Michel Autran, 2019 Update
Of all the newcomers to Vouvray who have appeared alongside Vincent Carême in recent years, perhaps one of the most interesting and certainly one of the most determined is Michel Autran (pictured). His wines have a classically reserved and upright style, taut and acid bright, strict and correct, without unnecessary frills and fripperies. If you know the appellation well, think old-school Philippe Foreau more than modern-day Domaine Huet.

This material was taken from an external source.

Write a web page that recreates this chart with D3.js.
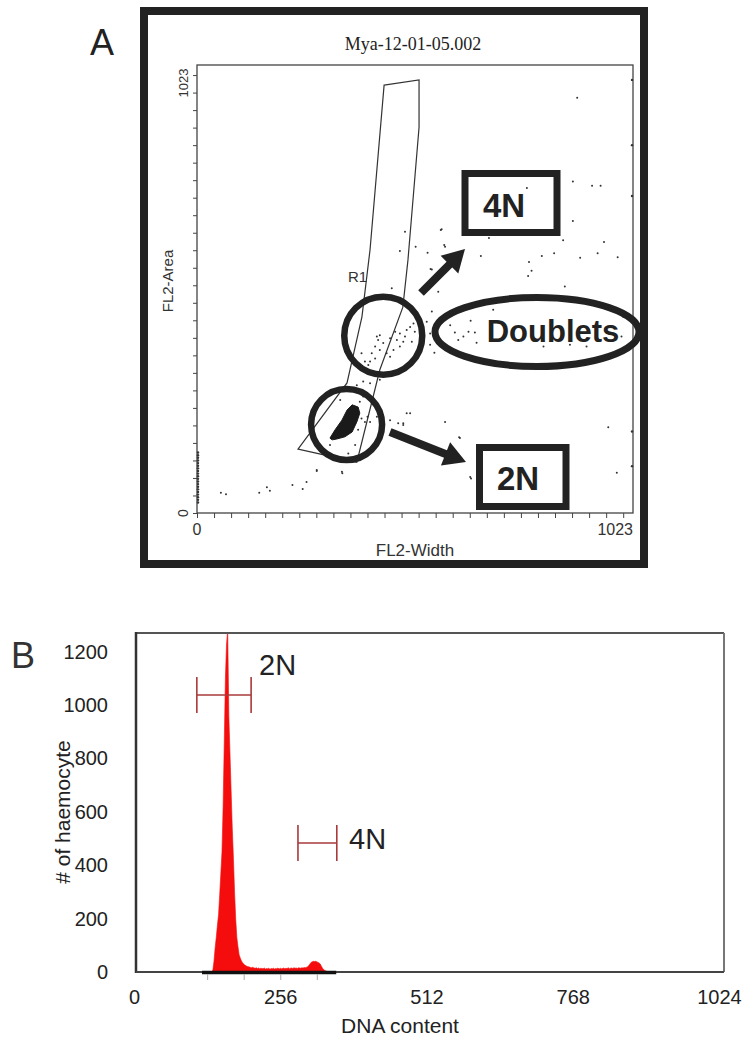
<!DOCTYPE html>
<html><head><meta charset="utf-8">
<script src="https://cdn.jsdelivr.net/npm/d3@7"></script>
<style>
html,body{margin:0;padding:0;background:#fff;}
svg{display:block;}
text{font-family:"Liberation Sans",Arial,Helvetica,sans-serif;}
</style></head><body>
<svg id="fig" width="745" height="1041"></svg>
<script>
// ---------- Panel A: FL2-Width vs FL2-Area dot plot ----------
const plotTitle = "Mya-12-01-05.002";
const widthAxisLabels = ["0", "1023"];
const areaAxisLabels = ["0", "1023"];

// R1 gate outline, [FL2-Width, FL2-Area]
const gateR1 = [[439,977],[521,989],[521,881],[495,578],[483,470],[429,327],[375,116],
                [237,146],[352,297],[387,448],[406,601]];

// dense singlet (2N) cluster outline
const singletCluster = [[312,171],[324,190],[340,212],[352,235],[364,247],[378,242],
                        [382,228],[375,208],[364,185],[347,174],[328,169],[317,167]];

// individual events, [FL2-Width, FL2-Area]
const events = [
  [488,642],[572,646],[476,598],[513,608],[541,594],[580,612],[551,556],
  [882,757],[927,747],[947,747],[774,742],[882,667],[574,648],[582,608],[685,628],[859,623],
  [955,619],[666,587],[779,573],[809,587],[838,593],[899,583],[940,593],[987,584],[777,541],
  [785,553],[863,517],[548,557],
  [594,429],[605,412],[625,403],[637,414],[652,412],[642,439],[613,395],[656,389],[695,464],
  [813,380],[875,384],[914,380],[996,403],[1000,448],[557,366],[547,410],
  [500,228],[484,205],[582,208],[615,173],[965,196],[643,79],[985,92],
  [422,403],[429,406],[425,395],[418,380],[410,365],[406,346],[402,338],[429,372],[437,388],
  [453,399],[465,414],[476,410],[488,403],[492,418],[500,425],[508,433],[484,391],[476,380],
  [461,372],[453,357],[504,391],[511,414],[418,353],[445,365],[469,395],[394,346],[386,365],
  [539,437],[547,384],[551,460],[566,505],[457,513],[429,304],[390,300],[375,292],[406,296],
  [453,212],[422,220],[437,197],[492,228],[472,205],[484,201],[617,171],[281,98],[340,94],
  [355,136],[386,216],[400,220],[406,208],[394,208],[390,266],[382,254],
  [56,46],[68,43],[146,46],[164,59],[171,51],[224,64],[248,55],[257,71],[281,96],[341,91],[641,82],
  [892,948],[336,258],[312,155],[371,155],[378,190]
];
// events piled at the channel limits
const zeroWidthArea = [24,30,36,42,48,54,60,66,72,78,84,90,96,102,108,114,120,126,132,138];
const maxWidthArea = [989,840,724,186,107];

// ---------- Panel B: DNA content histogram ----------
const dnaChannel = [134,136,138,140,142,144,146,148,150,152,154,156,158,160,162,164,166,168,170,172,
  174,176,178,180,182,184,186,188,190,192,194,196,198,200,202,204,206,208,210,212,214,216,218,220,
  222,224,226,228,230,232,234,236,238,240,242,244,246,248,250,252,254,256,258,260,262,264,266,268,
  270,272,274,276,278,280,282,284,286,288,290,292,294,296,298,300,302,304,306,308,310,312,314,316,
  318,320,322,324,326,328,330,332,334,336,338,340];
const haemocyteCount = [0,2,7,40,90,130,175,215,290,370,450,620,860,1100,1230,1280,960,820,680,540,
  430,300,200,130,95,65,52,42,35,30,26,23,21,20,19,17,16,18,15,14,16,13,15,12,
  14,13,12,15,11,13,12,14,10,13,12,14,11,13,12,15,11,14,12,13,15,12,14,13,
  16,12,14,15,13,16,14,15,13,16,15,14,16,15,17,16,18,20,24,30,36,38,40,39,
  40,38,36,34,30,22,14,9,6,4,2,0];
const countTicks = [0,200,400,600,800,1000,1200];
const dnaTicks = [0,256,512,768,1024];
const dnaMinorTicks = [128,192,256,320];
// ploidy markers: [from, to, count level]
const markerLabels = ["2N", "4N"];
const markerRanges = [[110,205,1038],[287,355,483]];

const svg = d3.select("#fig");
const ink = "#222";

// ===== Panel A =====
const A = {left:197, right:633, top:65, bottom:513};
const xA = d3.scaleLinear().domain([0,1023]).range([A.left, A.right]);
const yA = d3.scaleLinear().domain([0,1023]).range([A.bottom, A.top]);

svg.append("text").attr("x", 90).attr("y", 55).attr("font-size", 36).attr("fill", ink).text("A");

svg.append("rect").attr("x", 144).attr("y", 11).attr("width", 500).attr("height", 553)
  .attr("fill", "none").attr("stroke", ink).attr("stroke-width", 8);

svg.append("text").attr("x", 413).attr("y", 50).attr("text-anchor", "middle")
  .style("font-family", "'Liberation Serif','Times New Roman',serif")
  .attr("font-size", 18).attr("fill", ink).text(plotTitle);

const gA = svg.append("g");
gA.append("rect").attr("x", A.left).attr("y", A.top).attr("width", A.right - A.left)
  .attr("height", A.bottom - A.top).attr("fill", "none").attr("stroke", "#444").attr("stroke-width", 1.3);

const minorA = d3.range(0, 1001, 40);
const axB = gA.append("g").attr("transform", `translate(0,${A.bottom})`)
  .call(d3.axisBottom(xA).tickValues(minorA).tickSize(5).tickFormat(""));
const axL = gA.append("g").attr("transform", `translate(${A.left},0)`)
  .call(d3.axisLeft(yA).tickValues(minorA).tickSize(4).tickFormat(""));
[axB, axL].forEach(a => { a.select(".domain").remove(); a.selectAll("line").attr("stroke", "#444").attr("stroke-width", 1); });

gA.append("text").attr("x", xA(0)).attr("y", 535).attr("text-anchor", "middle")
  .attr("font-size", 16).attr("fill", "#333").text(widthAxisLabels[0]);
gA.append("text").attr("x", xA(1023)).attr("y", 535).attr("text-anchor", "end")
  .attr("font-size", 16).attr("fill", "#333").text(widthAxisLabels[1]);
gA.append("text").attr("x", (A.left + A.right) / 2).attr("y", 556).attr("text-anchor", "middle")
  .attr("font-size", 17).attr("fill", "#333").text("FL2-Width");

gA.append("text").attr("transform", `translate(188,${yA(0)}) rotate(-90)`).attr("text-anchor", "middle")
  .attr("font-size", 14).attr("fill", "#333").text(areaAxisLabels[0]);
gA.append("text").attr("transform", `translate(188,83) rotate(-90)`).attr("text-anchor", "middle")
  .attr("font-size", 13).attr("fill", "#333").text(areaAxisLabels[1]);
gA.append("text").attr("transform", `translate(173,${(A.top + A.bottom) / 2 - 8}) rotate(-90)`)
  .attr("text-anchor", "middle").attr("font-size", 15).attr("fill", "#333").text("FL2-Area");

// gate
const lineA = d3.line().x(d => xA(d[0])).y(d => yA(d[1]));
gA.append("path").attr("d", lineA(gateR1) + "Z").attr("fill", "none")
  .attr("stroke", "#333").attr("stroke-width", 1.2);
gA.append("text").attr("x", 348).attr("y", 282).attr("font-size", 15).attr("fill", "#333").text("R1");

// events
gA.append("path").attr("d", lineA(singletCluster) + "Z").attr("fill", "#1a1a1a").attr("stroke", "#1a1a1a").attr("stroke-width", 1);
gA.selectAll("circle.ev").data(events).join("circle").attr("class", "ev")
  .attr("cx", d => xA(d[0])).attr("cy", d => yA(d[1])).attr("r", 1).attr("fill", "#333");
gA.selectAll("circle.z").data(zeroWidthArea).join("circle").attr("class", "z")
  .attr("cx", xA(0) + 1).attr("cy", d => yA(d)).attr("r", 1.2).attr("fill", "#333");
gA.selectAll("circle.m").data(maxWidthArea).join("circle").attr("class", "m")
  .attr("cx", xA(1023) - 1).attr("cy", d => yA(d)).attr("r", 1.2).attr("fill", "#333");

// callouts
const callout = svg.append("g").attr("fill", "none").attr("stroke", ink);
callout.append("circle").attr("cx", xA(351)).attr("cy", yA(202)).attr("r", 35.5).attr("stroke-width", 6.5);
callout.append("circle").attr("cx", xA(437)).attr("cy", yA(405)).attr("r", 39).attr("stroke-width", 6.5);
callout.append("ellipse").attr("cx", 537).attr("cy", 332).attr("rx", 102).attr("ry", 34.5).attr("stroke-width", 7);
callout.append("rect").attr("x", 465).attr("y", 173.5).attr("width", 92).attr("height", 59).attr("stroke-width", 7);
callout.append("rect").attr("x", 479.5).attr("y", 447.5).attr("width", 86.5).attr("height", 59).attr("stroke-width", 7);

function arrow(x0, y0, x1, y1) {
  const dx = x1 - x0, dy = y1 - y0, L = Math.hypot(dx, dy);
  const ux = dx / L, uy = dy / L, head = 22, half = 12.5;
  const bx = x1 - ux * head, by = y1 - uy * head;
  svg.append("line").attr("x1", x0).attr("y1", y0).attr("x2", bx + ux * 2).attr("y2", by + uy * 2)
    .attr("stroke", ink).attr("stroke-width", 8);
  svg.append("path").attr("d", `M${x1},${y1}L${bx - uy * half},${by + ux * half}L${bx + uy * half},${by - ux * half}Z`)
    .attr("fill", ink);
}
arrow(421, 293, 465, 249);
arrow(390, 432, 466, 462);

svg.append("text").attr("x", 504).attr("y", 217).attr("text-anchor", "middle").attr("font-size", 33)
  .attr("font-weight", "bold").attr("fill", ink).text("4N");
svg.append("text").attr("x", 518).attr("y", 490).attr("text-anchor", "middle").attr("font-size", 33)
  .attr("font-weight", "bold").attr("fill", ink).text("2N");
svg.append("text").attr("x", 553).attr("y", 342).attr("text-anchor", "middle").attr("font-size", 31)
  .attr("font-weight", "bold").attr("fill", ink).text("Doublets");

// ===== Panel B =====
const B = {left:136, right:724, top:633, bottom:972};
const xB = d3.scaleLinear().domain([0,1024]).range([134, 719]);
const yB = d3.scaleLinear().domain([0,1270]).range([B.bottom, B.top]);

svg.append("text").attr("x", 11).attr("y", 668).attr("font-size", 36).attr("fill", "#333").text("B");

const defs = svg.append("defs");
defs.append("clipPath").attr("id", "histClip").append("rect")
  .attr("x", B.left).attr("y", B.top).attr("width", B.right - B.left).attr("height", B.bottom - B.top);

const hist = dnaChannel.map((c, i) => ({ch: c, n: haemocyteCount[i]}));
svg.append("path").attr("clip-path", "url(#histClip)")
  .attr("d", d3.area().x(d => xB(d.ch)).y0(yB(0)).y1(d => yB(d.n))(hist))
  .attr("fill", "#f50d0d").attr("stroke", "#f50d0d").attr("stroke-width", 0.6);

// frame
svg.append("line").attr("x1", B.left).attr("x2", B.right).attr("y1", B.top).attr("y2", B.top).attr("stroke", "#555").attr("stroke-width", 2);
svg.append("line").attr("x1", B.right).attr("x2", B.right).attr("y1", B.top).attr("y2", B.bottom).attr("stroke", "#777").attr("stroke-width", 2);
svg.append("line").attr("x1", B.left).attr("x2", B.left).attr("y1", B.top - 1).attr("y2", B.bottom + 1).attr("stroke", "#333").attr("stroke-width", 2.5);
svg.append("line").attr("x1", B.left).attr("x2", B.right).attr("y1", B.bottom).attr("y2", B.bottom).attr("stroke", "#444").attr("stroke-width", 2);
svg.append("line").attr("x1", xB(119)).attr("x2", xB(354)).attr("y1", B.bottom + 0.5).attr("y2", B.bottom + 0.5).attr("stroke", "#111").attr("stroke-width", 3.5);

const minorB = svg.append("g").attr("transform", `translate(0,${B.bottom + 2})`)
  .call(d3.axisBottom(xB).tickValues(dnaMinorTicks).tickSize(6).tickFormat(""));
minorB.select(".domain").remove();
minorB.selectAll("line").attr("stroke", "#aaa");

const yAxisB = svg.append("g").attr("transform", `translate(${B.left},0)`)
  .call(d3.axisLeft(yB).tickValues(countTicks).tickSize(0).tickPadding(28).tickFormat(d3.format("d")));
yAxisB.select(".domain").remove();
yAxisB.selectAll("text").attr("font-size", 20).attr("fill", "#222").attr("font-family", null);

const xAxisB = svg.append("g").attr("transform", `translate(0,${B.bottom})`)
  .call(d3.axisBottom(xB).tickValues(dnaTicks).tickSize(0).tickPadding(18).tickFormat(d3.format("d")));
xAxisB.select(".domain").remove();
xAxisB.selectAll("text").attr("font-size", 20).attr("fill", "#222").attr("font-family", null);

svg.append("text").attr("x", 400).attr("y", 1033).attr("text-anchor", "middle").attr("font-size", 21)
  .attr("fill", "#222").text("DNA content");
svg.append("text").attr("transform", `translate(70,812) rotate(-90)`).attr("text-anchor", "middle")
  .attr("font-size", 21).attr("fill", "#222").text("# of haemocyte");

// ploidy markers
const mk = svg.append("g").attr("stroke", "#a83a3a").attr("stroke-width", 1.6);
markerRanges.forEach(r => {
  const y = yB(r[2]);
  mk.append("line").attr("x1", xB(r[0])).attr("x2", xB(r[1])).attr("y1", y).attr("y2", y);
  mk.append("line").attr("x1", xB(r[0])).attr("x2", xB(r[0])).attr("y1", y - 18).attr("y2", y + 18);
  mk.append("line").attr("x1", xB(r[1])).attr("x2", xB(r[1])).attr("y1", y - 18).attr("y2", y + 18);
});
svg.append("text").attr("x", 259).attr("y", 675).attr("font-size", 29).attr("fill", "#222").text(markerLabels[0]);
svg.append("text").attr("x", 349).attr("y", 849).attr("font-size", 29).attr("fill", "#222").text(markerLabels[1]);
</script>
</body></html>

On this most recent encounter I was fortunate enough to be able to taste both of Michel’s principle cuvées, in the 2017 and the 2016 vintages, an unusually comprehensive display for Michel who often shows just a couple of wines. In addition, he followed up with both his sparkling wines, one Vouvray, one Vin de France.
The Wines
The four still wines tasted were very convincing, showing the very typical Autran classicism, but set against a more textured backdrop than I am used to finding here. As far as the 2017 vintage goes, the simple youth of the wines may contribute to this feeling somewhat, as I find very young Chenin always carries a touch more fruit and texture than you find after bottling. Even so, this vintage is now almost at the end of its élevage chez Autran, and at the time of tasting was soon to be bottled. And no such excuses can be made for the 2016 vintage. These wines definitely have a little more substance and cushion to the structure, and I welcome this slight shift in style. Le Ciel Rouge is undoubtedly the superior cuvée to my palate; in the 2016 vintage Le Ciel Rouge was more to my liking than Les Enfers Tranquilles. The brut de cuve samples from the 2017 vintage followed the same pattern, although the difference was (accepting that these are ranged scores at this stage) perhaps a little tighter.